In VA defense counsel got into the habit of sending me long lectures about do this do that and naturally I did the opposite (they knew I would, I've learned since then to address this kind of reverse psychology like when the Bar Prez said sue in Texas and I accepted the invite this time, much to their obvious chagrin). I filed volumes and volumes of evidence, way over 10,000 pages, and that's why Magistrate Judge O'Grady with a smile said in Court his clerk was very afraid I might file two dozen boxes of evidence as an appendix to my affidavit of damages. This led to Berber and Moor being dismissed on a lack of jurisdiction, when the fact is it's right there in the RICO statute that there was jd over both of them because I served them in the US, so we see if you're a pro se, you better not make the Court's job any tougher than it already is or else.

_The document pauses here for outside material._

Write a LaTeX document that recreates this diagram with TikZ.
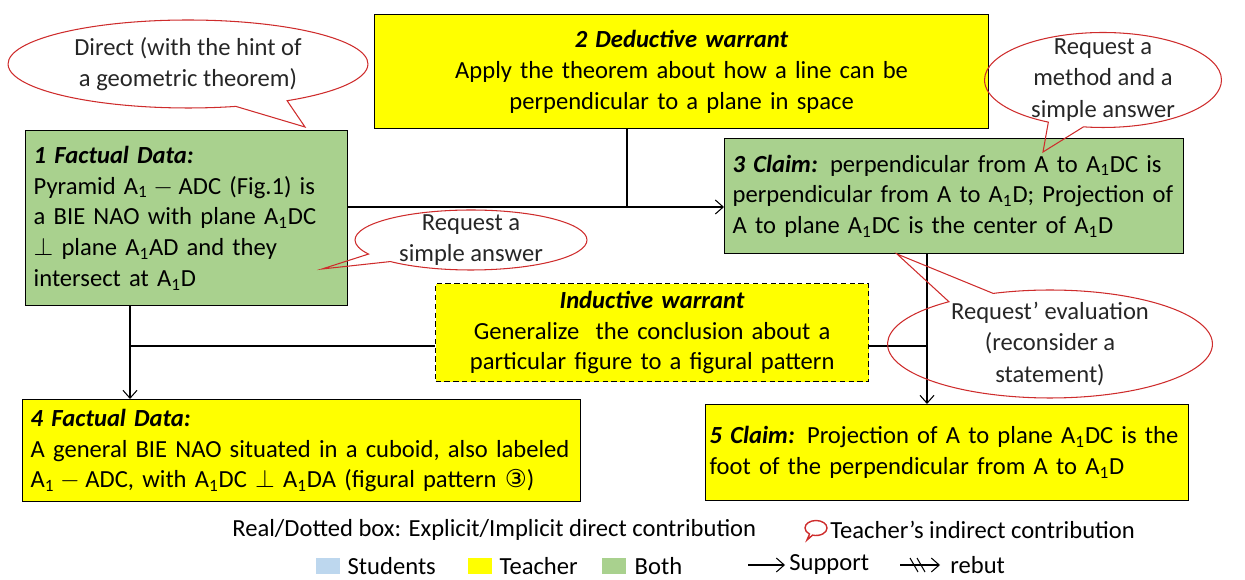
\documentclass[tikz,border=0pt]{standalone}
\usepackage{fontspec}
\setmainfont{Carlito}
\newfontfamily\symfont{DejaVu Sans}
\usepackage{tikz}
\usetikzlibrary{positioning,arrows.meta,shapes.callouts,calc}
\usepackage{xcolor}
\definecolor{teacher}{HTML}{FFFF00}
\definecolor{both}{HTML}{A9D18E}
\definecolor{students}{HTML}{BDD7EE}
\definecolor{callred}{RGB}{206,44,44}
\tikzset{
  argbox/.style={draw,thick,anchor=north west,inner xsep=0.16cm,inner ysep=0pt,
    font=\fontsize{14}{17.5}\selectfont},
  leftbox/.style={argbox,align=left},
  midbox/.style={argbox,align=center},
  implicit/.style={dash pattern=on 3pt off 2pt},
  bubble/.style={ellipse callout,draw=callred,semithick,inner sep=0pt,callout pointer arc=18},
  bubbletext/.style={align=center,font=\fontsize{14}{18}\selectfont,text=black!85},
  link/.style={draw,semithick},
  support/.style={link,-{Straight Barb[length=4.5pt,width=8pt]}},
  swatch/.style={minimum width=0.48cm,minimum height=0.32cm,inner sep=0pt},
  keytext/.style={inner sep=0pt,anchor=west,font=\fontsize{14}{16}\selectfont},
}
\newcommand{\mA}[1]{$\mathrm{#1}$}

\begin{document}
\begin{tikzpicture}[x=0.02cm,y=-0.02cm]
\useasboundingbox (0,0) rectangle (1245,580);

% argument boxes
\node[leftbox,fill=both,minimum width=6.44cm,minimum height=3.5cm,text width=6.12cm] (n1) at (25,130)
{\textbf{\textit{1 Factual Data:}}\\
Pyramid \mA{A_1-ADC} (Fig.1) is\\
a BIE NAO with plane \mA{A_1DC}\\
$\perp$ plane \mA{A_1AD} and they\\
intersect at \mA{A_1D}};

\node[midbox,fill=teacher,minimum width=12.28cm,minimum height=2.28cm,text width=11.96cm] (n2) at (374,14)
{\textbf{\textit{2 Deductive warrant}}\\
Apply the theorem about how a line can be\\
perpendicular to a plane in space};

\node[leftbox,fill=both,minimum width=9.18cm,minimum height=2.3cm,text width=8.86cm] (n3) at (724,138)
{\textbf{\textit{3 Claim:}} perpendicular from A to \mA{A_1DC} is\\
perpendicular from A to \mA{A_1D}; Projection of\\
A to plane \mA{A_1DC} is the center of \mA{A_1D}};

\node[midbox,implicit,fill=teacher,minimum width=8.66cm,minimum height=1.96cm,text width=8.34cm] (nw) at (435,283)
{\textbf{\textit{Inductive warrant}}\\
Generalize\ \ the conclusion about a\\
particular figure to a figural pattern};

\node[leftbox,fill=teacher,minimum width=11.16cm,minimum height=2.04cm,text width=10.84cm] (n4) at (22,399)
{\textbf{\textit{4 Factual Data:}}\\
A general BIE NAO situated in a cuboid, also labeled\\
\mA{A_1-ADC}, with \mA{A_1DC} $\perp$\ \mA{A_1DA} (figural pattern {\symfont ③})};

\node[leftbox,fill=teacher,inner xsep=0.08cm,minimum width=9.66cm,minimum height=1.92cm,text width=9.5cm] (n5) at (705,404)
{\textbf{\textit{5 Claim:}} Projection of A to plane \mA{A_1DC} is the\\
foot of the perpendicular from A to \mA{A_1D}};

% connectors
\coordinate (j2) at (627,207);
\coordinate (j4) at (130,346);
\coordinate (j5) at (927,346);
\draw[link] (n2.south -| j2) -- (j2);
\draw[support] (n1.east |- j2) -- (n3.west |- j2);
\draw[support] (n1.south -| j4) -- (n4.north -| j4);
\draw[link] (j4) -- (nw.west |- j4);
\draw[support] (n3.south -| j5) -- (n5.north -| j5);
\draw[link] (nw.east |- j5) -- (j5);

% teacher's indirect contributions
\coordinate (tipA) at (305,127);
\coordinate (tipB) at (322,269);
\coordinate (tipC) at (1043,152);
\coordinate (tipD) at (897,254);
\node[bubble,minimum width=7.2cm,minimum height=1.76cm,callout absolute pointer=(tipA),
  label={[bubbletext]center:Direct (with the hint of\\a geometric theorem)}] (cA) at (188,64) {};
\node[bubble,minimum width=4.64cm,minimum height=1.2cm,callout absolute pointer=(tipB),
  label={[bubbletext]center:Request a\\simple answer}] (cB) at (471,240) {};
\node[bubble,minimum width=4.74cm,minimum height=1.9cm,callout absolute pointer=(tipC),
  label={[bubbletext]center:Request a\\method and a\\simple answer}] (cC) at (1103,80) {};
\node[bubble,minimum width=6.5cm,minimum height=2.16cm,callout absolute pointer=(tipD),
  label={[bubbletext]center:Request’ evaluation\\(reconsider a\\statement)}] (cD) at (1050,344) {};

% legend
\node[keytext] (k1) at (232,530) {Real/Dotted box: Explicit/Implicit direct contribution};
\coordinate (tipK) at (807,540);
\node[bubble,thick,minimum width=0.44cm,minimum height=0.3cm,callout absolute pointer=(tipK)] (kb) at (816,528) {};
\node[keytext] (k2) at (830,530) {Teacher’s indirect contribution};

\node[swatch,fill=students] (s1) at (328,566) {};
\node[keytext,right=0.14cm of s1] (t1) {Students};
\node[swatch,fill=teacher] (s2) at (480,566) {};
\node[keytext,right=0.14cm of s2] (t2) {Teacher};
\node[swatch,fill=both] (s3) at (614,566) {};
\node[keytext,right=0.16cm of s3] (t3) {Both};

\coordinate (a1) at (748,565);
\coordinate (a2) at (785,565);
\node[keytext] (t4) at (789,565) {Support};
\draw[support] (a1) -- (a2);
\coordinate (r1) at (900,565);
\coordinate (r2) at (940,565);
\node[keytext] (t5) at (950,565) {rebut};
\draw[support] (r1) -- (r2);
\draw[semithick] (910,558) -- (918,572) (917,558) -- (925,572);
\end{tikzpicture}
\end{document}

You have to learn and I hope I have. The amended complaint could not be reasonably shortened much more than I did, considering the allegations, but this time around I haven't filed sanctions motions, or for injunctions, or loads of evidence, and I've organized the materials better than last time, for when the time comes. Berber and Moor clearly attempted a repeat of VA by moving for sanctions, assuming I'd retaliate with some of my own invective, but not so fast amigos not this time, and so they fell into their own trap, this time they filed the invective and this time they are the ones overloading the court with exhibits like all the e-mails which clearly did not impress Judge Sparks one bit (and I doubt that theatrical entrance in Court with the steel hand-truck and seven huge boxes didn't either.)

If I did my job right, there won't be any way to dismiss, and discovery will be ordered and a trial calendar set. I may be pro se, but I hope and believe that the Court is not going to treat me any better, or any worse, than it would a lawyer - and Judge Sparks indicated that in one of his orders when he stated that a Rule 11 violation by either a lawyer or a pro se - makes no difference who it is - usually results in sanctions in his Court.

When judges see a pro se case, particularly one with 1000's of pages LOL, they literally pee their pants. They may smile at you, but they are generally trying to find ways to get rid of you. Why? They can handle 10 cases at least in the time they spend with you. Further, if there is a "local" lawyer on the other side, the court will be dealing with him in the future. So long as he can get rid of you without some sort of report to the judicial conduct board, the judge really will try to get rid of you.



To: rrufff who wrote (3510)4/17/2005 5:29:36 PM
From: olivier asser  Respond to of 5425
 
I've been heeding that advice in Texas, because I got that message loud and clear from EDVA and hope I learned from that experience. Your advice is the best good-faith advice I've received in a very long time from an attorney, and I wanted to say I'm grateful for it, it reinforces what one of my primary aims has been and will continue to be in this litigation and that's keep it all as brief as possible, nail the facts as succinctly as possible, so no one has to wade through reams of paperwork to find the point. When I filed the amended complaint, 83 pages as I said some things had to be alleged, but I included what I hoped was a clear table of contents delineating the main points. The Court has now had six months to review it, and the pleadings since, my last against Trading Places was not long at all, but did address some things Judge Sparks said on 12/3/04. What was interesting is that he spent no time on the defense proximate cause arguments, or on the pleading standards they claimed I didn't meet, basically discarded all of that except to discuss two things:

1) OK boil this case down what are you claiming and I hope I nailed it when I said the Berber and Moor bribes stole the honest securities recommendations I paid for and had a right to receive from TP, I said fiduciary duty TP owed me and Judge Sparks said you CLAIM they owed you a fiduciary duty;

2) Time bars

That last I addressed in the TP opp., because the fact is the defendants tried that in SFSC and EDVA, and both courts dispensed with that argument, paid it no time at all, and the fact is RICO is 4 years from discovery, the IAA, DTPA and Civil Conspiracy claims should be tolled from when SFSC claims were filed, the defense pleaded no facts to show my claims are time-barred and it's their burden to show when I invoke discovery tolling, and finally even if none of the above were true I've alleged fraudulent concealment all these years of it and they didn't even bother to rebut those allegations.

So, we'll see if I left the Court without an alternative but to deny the dismissal motions. Then we'll see if I can manage to heed my experience so far/your advice which is to streamline this action dramatically, so that some things are absolutely crystal clear. I've worked very hard on that during the interim waiting for the Court's ruling.

Get your case in a very small package that you can recite in 5 minutes. Try it out on someone who knows nothing about your case and see if by the time you are finished, he 1)knows what you are talking about and 2) is compelled to rule for you. Even better, have a friend do the same for the other side and see what a 3d party has to say. Those who watch Court TV all day tell me they are amazed that when each lawyer gets through with their case, they are inclined to rule for him, at least until the other side steps up. If you lose the judge or jury because they zone out of 900 out of 1000 pages, you have no way to get your message across.